アップルが「高金利の預金サービス」始めた裏事情 iPhoneユーザーは「より信用に値する」のか?
通常、クレジットカードを作るために審査があることは、日本やアメリカでも共通だ。ただ、Apple Cardはどんなに信用情報が低い人、あるいは信用情報をまだ持っていない若者であっても、750ドル(約10万円)という枠は小さくてもクレジットカードを作ることができる点で、これまでのサービスとは一線を画すものだった。
このApple Cardと同じ体験で、貯蓄口座を作ることができ、かつ4.15%という高金利のサービスを手軽に享受できるということで、消費者にとっては非常に魅力的な選択肢となる。
「金融サービスの捻れ」を解消する狙い
今回のApple Card Savingsを読み解くうえで、一つ留意しておくべきことがある。それは、Apple Cardのサービスに組み込まれている2〜3%のキャッシュバック特典「Daily Cash」が関係している。

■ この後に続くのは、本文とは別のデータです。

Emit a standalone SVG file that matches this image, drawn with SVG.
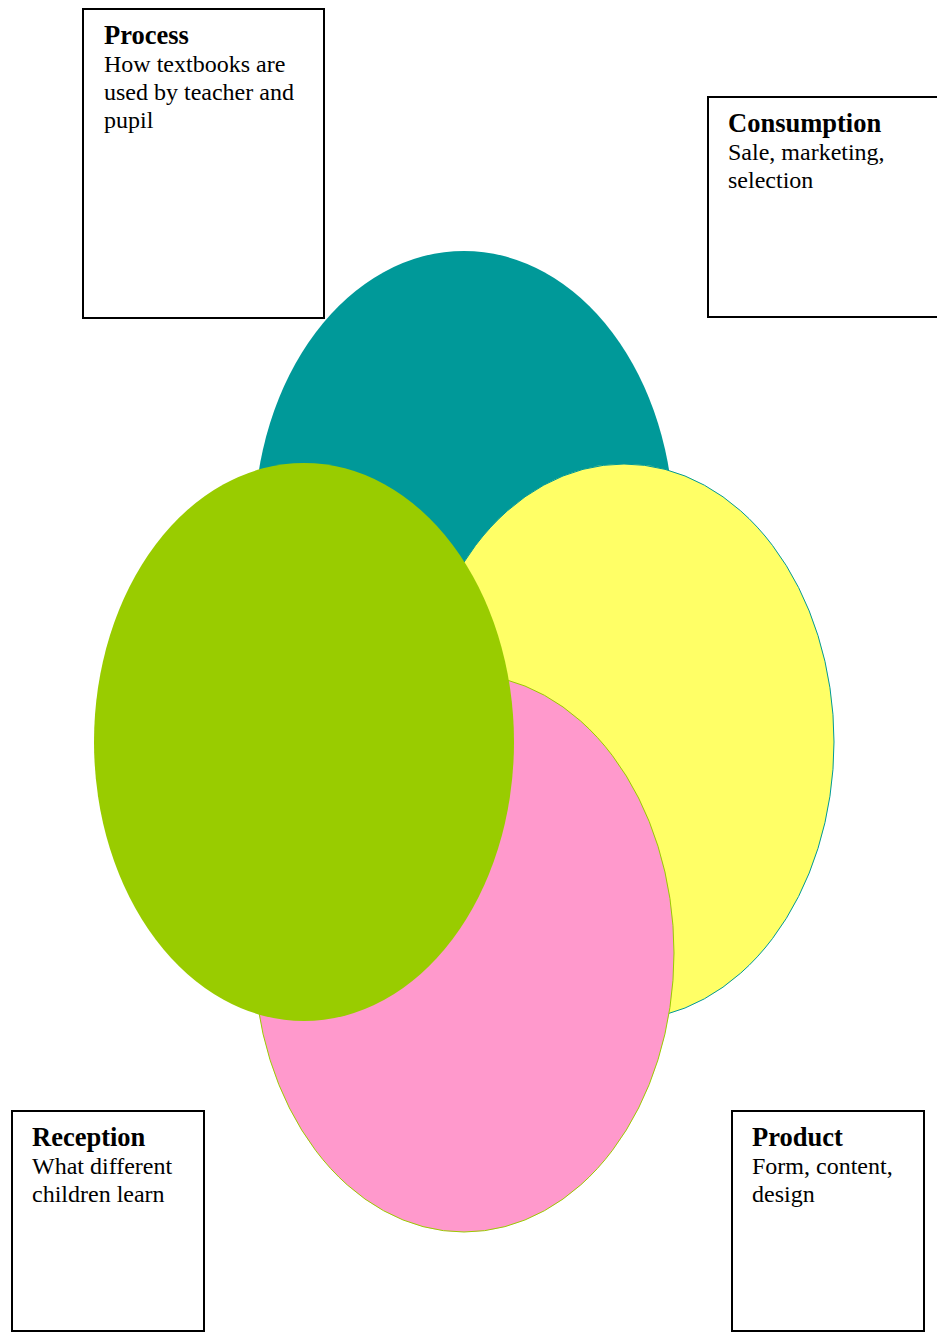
<svg xmlns="http://www.w3.org/2000/svg" width="937" height="1336" viewBox="0 0 937 1336">
<style>
.box{fill:#fff;stroke:#000;stroke-width:2}
.t{font-family:"Liberation Serif","Times New Roman",serif;font-size:24px;fill:#000}
.b{font-weight:bold;font-size:26.5px}
</style>
<rect width="937" height="1336" fill="#fff"/>
<g id="ellipses">
<ellipse id="teal" cx="464" cy="530" rx="210" ry="279" fill="#009999"/>
<ellipse id="yellow" cx="624" cy="742" rx="210" ry="278" fill="#ffff66" stroke="#009999" stroke-width="1"/>
<ellipse id="pink" cx="464" cy="953" rx="210" ry="279" fill="#ff99cc" stroke="#99cc00" stroke-width="1"/>
<ellipse id="green" cx="304" cy="742" rx="210" ry="279" fill="#99cc00"/>
</g>
<g id="process">
<rect class="box" x="83" y="9" width="241" height="309"/>
<text class="t b" x="104" y="44">Process</text>
<text class="t" x="104" y="72">How textbooks are</text>
<text class="t" x="104" y="100">used by teacher and</text>
<text class="t" x="104" y="128">pupil</text>
</g>
<g id="consumption">
<rect class="box" x="708" y="97" width="240" height="220"/>
<text class="t b" x="728" y="132">Consumption</text>
<text class="t" x="728" y="160">Sale, marketing,</text>
<text class="t" x="728" y="188">selection</text>
</g>
<g id="reception">
<rect class="box" x="12" y="1111" width="192" height="220"/>
<text class="t b" x="32" y="1146">Reception</text>
<text class="t" x="32" y="1174">What different</text>
<text class="t" x="32" y="1202">children learn</text>
</g>
<g id="product">
<rect class="box" x="732" y="1111" width="192" height="220"/>
<text class="t b" x="752" y="1146">Product</text>
<text class="t" x="752" y="1174">Form, content,</text>
<text class="t" x="752" y="1202">design</text>
</g>
<g id="connectors"/>
</svg>
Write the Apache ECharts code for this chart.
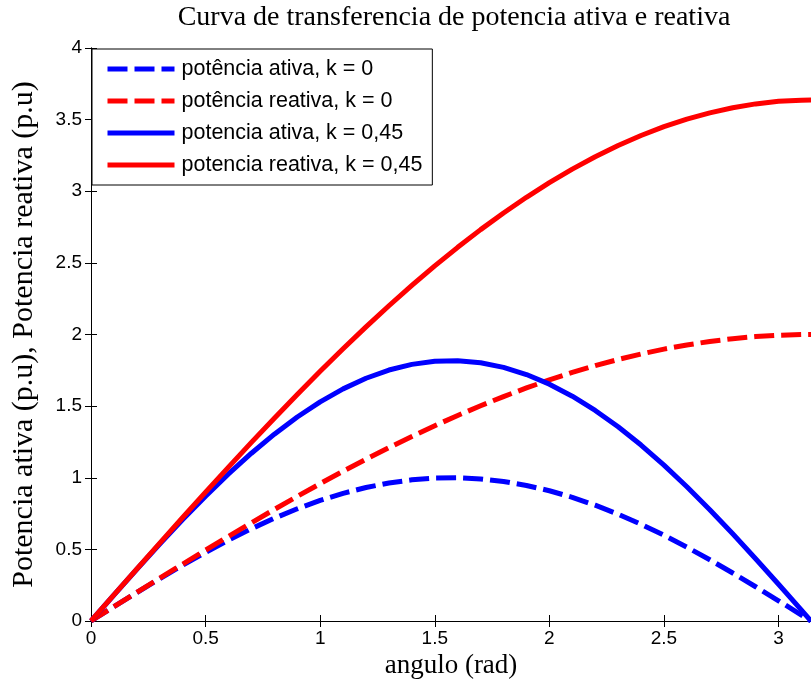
<!DOCTYPE html>
<html>
<head>
<meta charset="utf-8">
<script src="https://cdn.jsdelivr.net/npm/echarts@6/dist/echarts.min.js"></script>
<style>
html,body{margin:0;padding:0;background:#fff;}
#chart{width:811px;height:689px;}
</style>
</head>
<body>
<div id="chart"></div>
<script>
// angle samples (rad)
const angles = [0, 0.1, 0.2, 0.3, 0.4, 0.5, 0.6, 0.7, 0.8, 0.9, 1.0, 1.1, 1.2, 1.3, 1.4, 1.5, 1.6,
  1.7, 1.8, 1.9, 2.0, 2.1, 2.2, 2.3, 2.4, 2.5, 2.6, 2.7, 2.8, 2.9, 3.0, 3.1, 3.1416];
// potência ativa, k = 0
const pAtiva0 = [0, 0.0998, 0.1987, 0.2955, 0.3894, 0.4794, 0.5646, 0.6442, 0.7174, 0.7833, 0.8415,
  0.8912, 0.9320, 0.9636, 0.9854, 0.9975, 0.9996, 0.9917, 0.9738, 0.9463, 0.9093, 0.8632, 0.8085,
  0.7457, 0.6755, 0.5985, 0.5155, 0.4274, 0.3350, 0.2392, 0.1411, 0.0416, 0];
// potência reativa, k = 0
const qReativa0 = [0, 0.1000, 0.1997, 0.2989, 0.3973, 0.4948, 0.5910, 0.6857, 0.7788, 0.8699, 0.9589,
  1.0453, 1.1293, 1.2104, 1.2884, 1.3633, 1.4347, 1.5026, 1.5667, 1.6268, 1.6829, 1.7349, 1.7824,
  1.8257, 1.8641, 1.8980, 1.9271, 1.9515, 1.9708, 1.9854, 1.9950, 1.9996, 2.0];
// potencia ativa, k = 0,45
const pAtiva45 = [0, 0.1815, 0.3613, 0.5373, 0.7080, 0.8716, 1.0265, 1.1713, 1.3044, 1.4242, 1.5300,
  1.6204, 1.6945, 1.7520, 1.7916, 1.8136, 1.8175, 1.8031, 1.7705, 1.7205, 1.6533, 1.5695, 1.4700,
  1.3558, 1.2282, 1.0882, 0.9373, 0.7771, 0.6091, 0.4349, 0.2565, 0.0756, 0];
// potencia reativa, k = 0,45
const qReativa45 = [0, 0.1818, 0.3631, 0.5435, 0.7224, 0.8996, 1.0745, 1.2467, 1.4160, 1.5816, 1.7435,
  1.9005, 2.0533, 2.2007, 2.3425, 2.4787, 2.6085, 2.7320, 2.8485, 2.9578, 3.0598, 3.1544, 3.2407,
  3.3193, 3.3893, 3.4509, 3.5038, 3.5475, 3.5829, 3.6098, 3.6276, 3.6356, 3.6364];

const seriesNames = ['potência ativa, k = 0', 'potência reativa, k = 0', 'potencia ativa, k = 0,45', 'potencia reativa, k = 0,45'];
const titleText = 'Curva de transferencia de potencia ativa e reativa';
const xName = 'angulo (rad)';
const yName = 'Potencia ativa (p.u), Potencia reativa (p.u)';

const pairs = ys => angles.map((x, i) => [x, ys[i]]);

const chart = echarts.init(document.getElementById('chart'), null, {renderer: 'canvas'});
const tickFont = {fontFamily: 'Liberation Sans', fontSize: 19, color: '#000'};
const serif = 'Liberation Serif';

function mkLine(name, data, color, dashed) {
  return {
    name, type: 'line', data, symbol: 'none', smooth: false, legendIcon: 'rect',
    lineStyle: {color, width: 5, type: dashed ? [20, 7] : 'solid', cap: 'butt', join: 'round'},
    itemStyle: {color},
    emphasis: {disabled: true}, animation: false, clip: true,
    z: dashed ? 2 : 3
  };
}

chart.setOption({
  animation: false,
  backgroundColor: '#fff',
  title: {
    text: titleText, left: 454, top: 4, padding: 0, textAlign: 'center',
    textStyle: {fontFamily: serif, fontSize: 28, fontWeight: 'normal', color: '#000'}
  },
  grid: {left: 91, top: 48, width: 721, height: 573, containLabel: false},
  legend: {
    orient: 'vertical', left: 92, top: 49,
    padding: [9, 10, 9, 13],
    itemWidth: 67, itemHeight: 20, itemGap: 10,
    backgroundColor: '#fff', borderColor: '#000', borderWidth: 1,
    itemStyle: {opacity: 0, borderWidth: 0},
    lineStyle: {width: 5, cap: 'butt'},
    textStyle: {fontFamily: 'Liberation Sans', fontSize: 21.5, lineHeight: 21, color: '#000', padding: [0, 0, 0, 2]},
    data: seriesNames
  },
  xAxis: [{
    type: 'value', min: 0, max: 3.1416, interval: 0.5,
    name: xName, nameLocation: 'middle', nameGap: 19,
    nameTextStyle: {fontFamily: serif, fontSize: 27, color: '#000', verticalAlign: 'top'},
    axisLine: {show: true, lineStyle: {color: '#000', width: 1}},
    axisTick: {show: true, inside: true, length: 6, lineStyle: {color: '#000'}},
    axisLabel: Object.assign({margin: 8, showMaxLabel: false,
      formatter: v => (Math.abs(v * 2 - Math.round(v * 2)) < 1e-6 ? String(Math.round(v * 2) / 2) : '')}, tickFont),
    splitLine: {show: false}
  }, {
    type: 'value', position: 'top', min: 0, max: 3.1416, interval: 0.5,
    axisLine: {show: true, lineStyle: {color: '#000', width: 1}},
    axisTick: {show: true, inside: true, length: 6, lineStyle: {color: '#000'}},
    axisLabel: {show: false}, splitLine: {show: false}
  }],
  yAxis: [{
    type: 'value', min: 0, max: 4, interval: 0.5,
    name: yName, nameLocation: 'middle', nameGap: 52, nameRotate: 90,
    nameTextStyle: {fontFamily: serif, fontSize: 30, color: '#000'},
    axisLine: {show: true, lineStyle: {color: '#000', width: 1}},
    axisTick: {show: true, inside: true, length: 6, lineStyle: {color: '#000'}},
    axisLabel: Object.assign({margin: 9}, tickFont),
    splitLine: {show: false}
  }, {
    type: 'value', position: 'right', min: 0, max: 4, interval: 0.5,
    axisLine: {show: true, lineStyle: {color: '#000', width: 1}},
    axisTick: {show: true, inside: true, length: 6, lineStyle: {color: '#000'}},
    axisLabel: {show: false}, splitLine: {show: false}
  }],
  series: [
    mkLine(seriesNames[0], pairs(pAtiva0), '#0000ff', true),
    mkLine(seriesNames[1], pairs(qReativa0), '#ff0000', true),
    mkLine(seriesNames[2], pairs(pAtiva45), '#0000ff', false),
    mkLine(seriesNames[3], pairs(qReativa45), '#ff0000', false)
  ]
});
</script>
</body>
</html>
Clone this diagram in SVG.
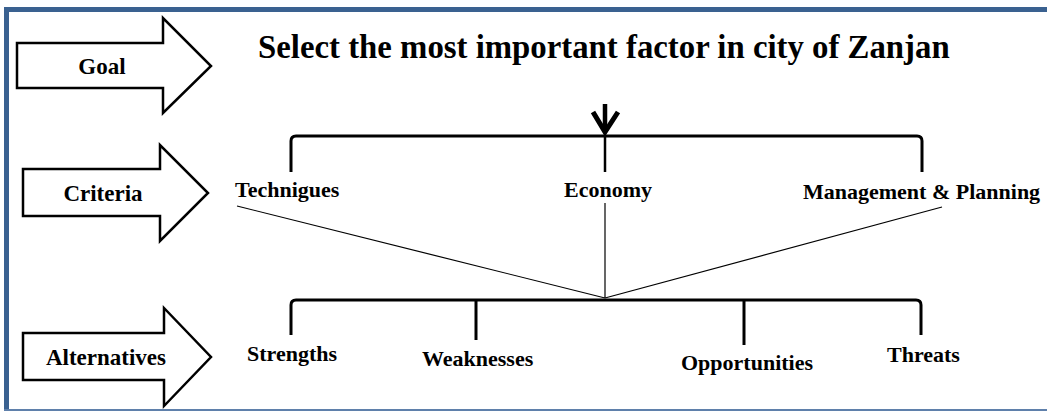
<svg xmlns="http://www.w3.org/2000/svg" width="1047" height="412" viewBox="0 0 1047 412">
<style>
.lbl{font-family:"Liberation Serif","Times New Roman",serif;font-weight:bold;fill:#000}
.big{font-size:23px;text-anchor:middle}
.item{font-size:22px}
.arrow{fill:#fff;stroke:#000;stroke-width:2.5;stroke-linejoin:miter}
.thick{fill:none;stroke:#000;stroke-width:3}
.thin{fill:none;stroke:#000;stroke-width:1.2}
</style>
<rect x="0" y="0" width="1047" height="412" fill="#fff"/>
<g id="frame">
<rect x="4" y="7" width="1043" height="5" fill="#3a6190"/>
<rect x="4" y="7" width="5" height="403" fill="#3a6190"/>
<rect x="4" y="409" width="1043" height="2" fill="#5f80ab"/>
</g>
<g id="goal-arrow">
<path class="arrow" d="M17,43 H163 V18 L211,66 L163,113 V88 H17 Z"/>
<text class="lbl big" x="102" y="74">Goal</text>
</g>
<g id="criteria-arrow">
<path class="arrow" d="M23,169 H160 V145 L208,193 L160,241 V216 H23 Z"/>
<text class="lbl big" x="103" y="201">Criteria</text>
</g>
<g id="alternatives-arrow">
<path class="arrow" d="M23,333 H164 V308 L211,357 L164,406 V380 H23 Z"/>
<text class="lbl big" x="106" y="365">Alternatives</text>
</g>
<g id="title">
<text class="lbl" x="258" y="58" font-size="32.8">Select the most important factor in city of Zanjan</text>
</g>
<g id="connectors">
<line x1="605" y1="104" x2="605" y2="130" stroke="#000" stroke-width="4.5"/>
<polyline points="593,112 605,132 618,112" fill="none" stroke="#000" stroke-width="5" stroke-linejoin="miter"/>
<path class="thick" d="M291,172 V141 Q291,136 296,136 H917 Q922,136 922,141 V172"/>
<line x1="605" y1="136" x2="605" y2="172" stroke="#000" stroke-width="2.5"/>
<line class="thin" x1="237" y1="206" x2="605" y2="298"/>
<line class="thin" x1="605" y1="203" x2="605" y2="298"/>
<line class="thin" x1="942" y1="207" x2="605" y2="298"/>
<path class="thick" d="M291,335 V305 Q291,300 296,300 H916 Q921,300 921,305 V335"/>
<line class="thick" x1="476" y1="300" x2="476" y2="340"/>
<line class="thick" x1="744" y1="300" x2="744" y2="345"/>
</g>
<g id="techniques"><text class="lbl item" x="235" y="197">Technigues</text></g>
<g id="economy"><text class="lbl item" x="564" y="197">Economy</text></g>
<g id="management"><text class="lbl item" x="803" y="199">Management &amp; Planning</text></g>
<g id="strengths"><text class="lbl item" x="247" y="361">Strengths</text></g>
<g id="weaknesses"><text class="lbl item" x="422" y="366">Weaknesses</text></g>
<g id="opportunities"><text class="lbl item" x="681" y="370">Opportunities</text></g>
<g id="threats"><text class="lbl item" x="887" y="362">Threats</text></g>
</svg>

Apple Cardを使うと、買い物の金額の2〜3%がキャッシュバックされる。このキャッシュバックされる金額が貯まっていくのは、iPhone同士でメッセージアプリを通じて手軽に送金したり、店頭でApple Payとして支払いができる「Apple Cash」の口座だ。
ちょうどこの口座は、アメリカの銀行口座でいえばチェッキングアカウント(当座預金口座)で、利息は付かないが手数料なく入出金や引き落としができるサービスだ。システムの背後にはグリーンドットバンクというフィンテック企業がある。グリーンドットは世界最大のプリペイドデビットカード企業で、Apple Cashのほかにも、ウーバーやウォルマートなどのプリペイドサービスで、金融バックエンドを担っている。
一方Apple Cardはゴールドマン・サックスがサービスを提供している。ここで問題になるのが、ゴールドマン・サックスからグリーンドットへの資金の流出だ。クレジットカードの取扱額が増えれば増えるほど、Daily Cashとしてキャッシュバックする金額が、ゴールドマン・サックスからほかの金融機関に流れていく構造が作り出されているのだ。
今回のApple Card Savingsは、セービングスアカウント(貯蓄口座)の扱いであり、口座はゴールドマン・サックスに開設される。Apple Cardで獲得したキャッシュバックを、グリーンドットの口座ではなく、ゴールドマン・サックス内に留める仕掛けを用意した格好となる。